TORA BORA CAVE SEARCH: NO MARINES

Why Aren't the Marines Searching Tora Bora?!

Critical Element of Effort "To Save Civilization Itself" Entrusted to Local Afghan Commander

December 27, 2001

Doesn't there still seem to be a massive disconnect between the claimed vital importance and urgency of our effort to stop Osama bin Laden, and the manner in which the Bush administration is carrying out certain aspects of that undertaking?

Early in the conflict I wrote about the slow-motion, take-our-time nature of the war that U.S. forces were waging.  Other people with undoubtedly greater access to Bush's ear complained also, since the pace was soon stepped up and the Taliban routed.

What I'm referring to now is the decision to not have the Marines search the caves of Tora Bora, but to bribe a local Afghan commander to do so. 

The search's purpose would be to look for a dead or injured Osama bin Laden and/or other Al Qaeda leaders, as well as to gather any intelligence information -- including a "paper trail" -- that may have been left behind in the caves.  Such intelligence information could give clues to bin Laden's whereabouts, and might even reveal plans for future terrorist attacks.

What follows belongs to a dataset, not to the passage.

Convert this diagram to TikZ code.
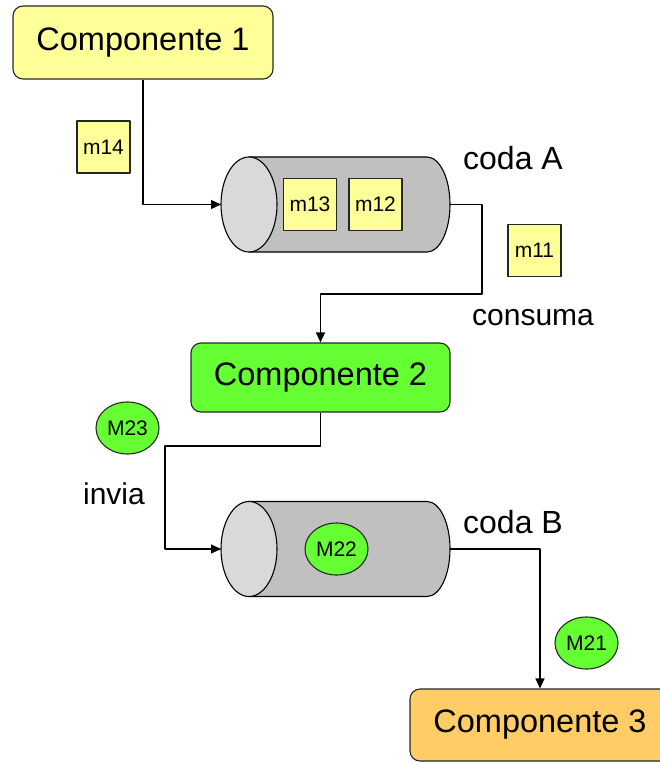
\documentclass[tikz,border=0pt]{standalone}
\usepackage{fontspec}
\setmainfont{Liberation Sans}
\usetikzlibrary{shapes.geometric,arrows.meta}
\definecolor{giallo}{HTML}{FFFF99}
\definecolor{verde}{HTML}{66FF33}
\definecolor{arancio}{HTML}{FFCC66}
\definecolor{corpo}{HTML}{C0C0C0}
\definecolor{fondo}{HTML}{D9D9D9}
\newcommand\coda[1]{% corpo e faccia della coda #1
  \draw[fill=corpo] ([xshift=28pt]#1.north west) -- ([xshift=-23pt]#1.north east)
    arc[start angle=90, end angle=-90, x radius=23pt, y radius=47.5pt] -- ([xshift=28pt]#1.south west) -- cycle;
  \draw[fill=fondo] ([xshift=28pt]#1.west) ellipse[x radius=28pt, y radius=47.5pt];}
\begin{document}
\begin{tikzpicture}[x=1pt, y=-1pt, line width=1.1pt, line join=round, >={Triangle[length=10pt,width=9pt]},
  comp/.style={draw=black!85, rounded corners=10pt, font=\fontsize{32.5}{36}\selectfont},
  msg/.style={draw=black!85, fill=giallo, minimum width=53, minimum height=52, inner sep=0pt, font=\fontsize{21}{24}\selectfont},
  msgg/.style={draw=black!85, fill=verde, ellipse, minimum width=63, minimum height=52, inner sep=0pt, font=\fontsize{21}{24}\selectfont},
  queue/.style={minimum width=229, minimum height=95, inner sep=0pt, outer sep=0pt},
  lbl/.style={font=\fontsize{30}{34}\selectfont}]
\useasboundingbox (0,0) rectangle (660,762);
% componenti
\node[comp, fill=giallo, minimum width=260, minimum height=73] (c1) at (143,42.5) {Componente 1};
\node[comp, fill=verde, minimum width=259, minimum height=69] (c2) at (320.5,377.5) {Componente 2};
\node[comp, fill=arancio, minimum width=260, minimum height=72] (c3) at (540,725) {Componente 3};
% code
\node[queue] (qa) at (335.5,204.5) {};
\node[queue] (qb) at (335.5,549) {};
\coda{qa}
\coda{qb}
\node[lbl, font=\fontsize{32}{36}\selectfont] (la) at (513,158) {coda A};
\node[lbl, font=\fontsize{32}{36}\selectfont] (lb) at (513,522) {coda B};
\node[lbl] (lc) at (533,318) {consuma};
\node[lbl] (li) at (114,494) {invia};
% messaggi
\node[msg] (m14) at (103.5,147) {m14};
\node[msg] (m13) at (310,204.5) {m13};
\node[msg] (m12) at (375.5,204.5) {m12};
\node[msg] (m11) at (534.5,250.5) {m11};
\node[msgg] (M23) at (127.5,428) {M23};
\node[msgg] (M22) at (336.5,549) {M22};
\node[msgg] (M21) at (586.5,643) {M21};
% collegamenti
\coordinate (ka) at (482,294);
\coordinate (kb) at (165,446);
\draw[->] (c1.south) |- (qa.west);
\draw[->] (qa.east) -| (ka) -| (c2.north);
\draw[->] (c2.south) |- (kb) |- (qb.west);
\draw[->] (qb.east) -| (c3.north);
\end{tikzpicture}
\end{document}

It goes without saying that the search is thus of critical importance.  That it should be done in the quickest possible time frame would also seem to be obvious, since any delay in apprehending bin Laden just gives him that much more time to plan and order implementation of future terrorist atrocities.

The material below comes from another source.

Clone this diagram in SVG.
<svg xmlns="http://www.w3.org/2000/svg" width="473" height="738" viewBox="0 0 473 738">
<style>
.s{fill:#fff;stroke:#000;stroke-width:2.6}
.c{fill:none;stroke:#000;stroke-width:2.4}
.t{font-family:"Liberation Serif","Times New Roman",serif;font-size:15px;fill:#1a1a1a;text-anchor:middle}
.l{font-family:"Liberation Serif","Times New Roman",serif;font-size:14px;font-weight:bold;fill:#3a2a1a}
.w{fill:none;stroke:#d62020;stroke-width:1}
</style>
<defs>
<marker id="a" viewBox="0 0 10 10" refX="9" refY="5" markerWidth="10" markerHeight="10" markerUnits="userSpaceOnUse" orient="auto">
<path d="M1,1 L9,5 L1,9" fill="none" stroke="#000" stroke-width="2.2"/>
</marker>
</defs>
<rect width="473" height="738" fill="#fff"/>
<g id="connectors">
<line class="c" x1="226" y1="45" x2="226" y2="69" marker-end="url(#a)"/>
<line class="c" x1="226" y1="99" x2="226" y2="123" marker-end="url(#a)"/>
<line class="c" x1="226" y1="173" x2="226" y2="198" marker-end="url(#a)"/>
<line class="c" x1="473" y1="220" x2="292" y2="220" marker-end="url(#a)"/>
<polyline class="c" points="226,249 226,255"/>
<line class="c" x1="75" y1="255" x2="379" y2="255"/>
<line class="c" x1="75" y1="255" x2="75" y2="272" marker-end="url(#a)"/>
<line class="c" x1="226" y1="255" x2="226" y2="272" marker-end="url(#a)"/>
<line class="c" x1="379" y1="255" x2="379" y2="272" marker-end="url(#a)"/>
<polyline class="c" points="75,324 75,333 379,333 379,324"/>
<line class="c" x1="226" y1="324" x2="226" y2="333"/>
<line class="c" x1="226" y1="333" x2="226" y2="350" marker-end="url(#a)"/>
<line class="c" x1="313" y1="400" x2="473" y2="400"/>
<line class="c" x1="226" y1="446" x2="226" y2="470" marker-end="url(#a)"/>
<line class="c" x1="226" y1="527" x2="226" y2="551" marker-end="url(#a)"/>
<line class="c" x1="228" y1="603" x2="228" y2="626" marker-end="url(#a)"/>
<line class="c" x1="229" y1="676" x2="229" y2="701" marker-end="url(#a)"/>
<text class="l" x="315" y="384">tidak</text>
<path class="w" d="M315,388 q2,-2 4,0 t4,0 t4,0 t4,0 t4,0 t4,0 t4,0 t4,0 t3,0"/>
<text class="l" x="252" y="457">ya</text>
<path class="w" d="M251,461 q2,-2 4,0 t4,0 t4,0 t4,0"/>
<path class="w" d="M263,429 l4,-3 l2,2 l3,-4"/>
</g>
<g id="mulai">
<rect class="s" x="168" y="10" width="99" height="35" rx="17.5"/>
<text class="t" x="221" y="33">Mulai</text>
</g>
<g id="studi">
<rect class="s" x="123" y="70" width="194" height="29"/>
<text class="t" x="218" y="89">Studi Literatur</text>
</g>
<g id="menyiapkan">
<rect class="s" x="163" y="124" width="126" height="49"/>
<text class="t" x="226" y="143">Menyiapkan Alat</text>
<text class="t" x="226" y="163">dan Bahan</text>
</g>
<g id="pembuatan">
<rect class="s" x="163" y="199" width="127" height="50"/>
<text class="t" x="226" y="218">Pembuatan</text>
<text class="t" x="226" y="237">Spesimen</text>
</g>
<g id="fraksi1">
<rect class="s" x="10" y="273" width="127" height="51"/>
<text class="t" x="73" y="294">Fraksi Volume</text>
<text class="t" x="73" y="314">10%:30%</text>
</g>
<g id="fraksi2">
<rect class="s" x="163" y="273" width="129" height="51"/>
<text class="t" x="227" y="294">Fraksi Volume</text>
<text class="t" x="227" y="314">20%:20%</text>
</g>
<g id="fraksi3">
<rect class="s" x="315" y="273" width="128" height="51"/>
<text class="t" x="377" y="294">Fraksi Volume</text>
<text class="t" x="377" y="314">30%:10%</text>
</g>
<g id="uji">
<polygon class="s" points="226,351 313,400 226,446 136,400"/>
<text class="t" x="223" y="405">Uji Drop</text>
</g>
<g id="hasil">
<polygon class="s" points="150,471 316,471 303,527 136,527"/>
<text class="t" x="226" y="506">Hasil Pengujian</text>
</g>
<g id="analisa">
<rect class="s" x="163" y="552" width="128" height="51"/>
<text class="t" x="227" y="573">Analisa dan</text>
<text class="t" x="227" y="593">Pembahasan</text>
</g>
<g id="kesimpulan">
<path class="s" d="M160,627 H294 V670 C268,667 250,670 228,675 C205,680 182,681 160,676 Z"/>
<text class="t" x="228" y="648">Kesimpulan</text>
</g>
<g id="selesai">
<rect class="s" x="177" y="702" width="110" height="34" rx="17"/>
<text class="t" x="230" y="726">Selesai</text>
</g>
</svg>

Last week, accordingly, Secretary of Defense Donald H. Rumsfeld did the logical thing and ordered 500 Marines and Army troops to prepare for such an effort to begin in a matter of days.

But now, apparently because of concerns that the Marines could be at risk from mines, remnants of Al Qaeda forces or hostile villagers, that order has been reversed.  Instead, local Afghan commander Hazarat Ali will be offered money, weapons and winter clothing as incentives to have his own troops conduct the search.

Especially in the intelligence-gathering aspects of this mission, wouldn't highly-trained Marines and Special Ops forces, with technologically advanced equipment, be much more effective in scouring the caves for useful intelligence?

And of course, there's simply the question of motivation -- Hazarat Ali, like many Afghans, may have a confluence of conflicting loyalties, and I for one wouldn't be 100% certain of the integrity of his search effort.

As many have complained about since the beginning of the Afghan War, we have been greatly hindered by the absence of U.S. troops on the ground.  Our intelligence is so bad that Secretary Rumsfeld resorted today to a joking characterization to cover up the total failure of our security officials to track bin Laden:

"We do know of certain knowledge he is either in Afghanistan or some other country or dead and we know of certain knowledge that we don't know which of those happens to be the case."

Just has serious is our intelligence gap?:

But in a telling comment on how elusive bin Laden has proved, a senior defense official revealed that since the United States started its attacks on Afghanistan in October, its forces had never come close enough to finding the Saudi-born radical to attack his location.

The United States never had "actionable intelligence,'' or information that could be acted on immediately, on bin Laden's whereabouts since launching its military campaign in Afghanistan on Oct. 7, the senior defense official said.

"If there had been, we would have gotten him,'' said the official, who asked not to be named.

And the guy we're depending on to conduct this cave-to-cave search apparently isn't too well-informed either.  Two weeks ago, Hazarat Ali said "There is one cave surrounded by my forces. I think Osama bin Laden is there."

Maybe Hazarat Ali will eventually get the job done properly, but do we have the time to wait?

George Bush, in his speech to the Joint Session of Congress, stated that "We wage a war to save civilization itself."  If that's so, I'd prefer the Marines be entrusted with that job, not Hazarat Ali.

Send in the Marines, before it's too late!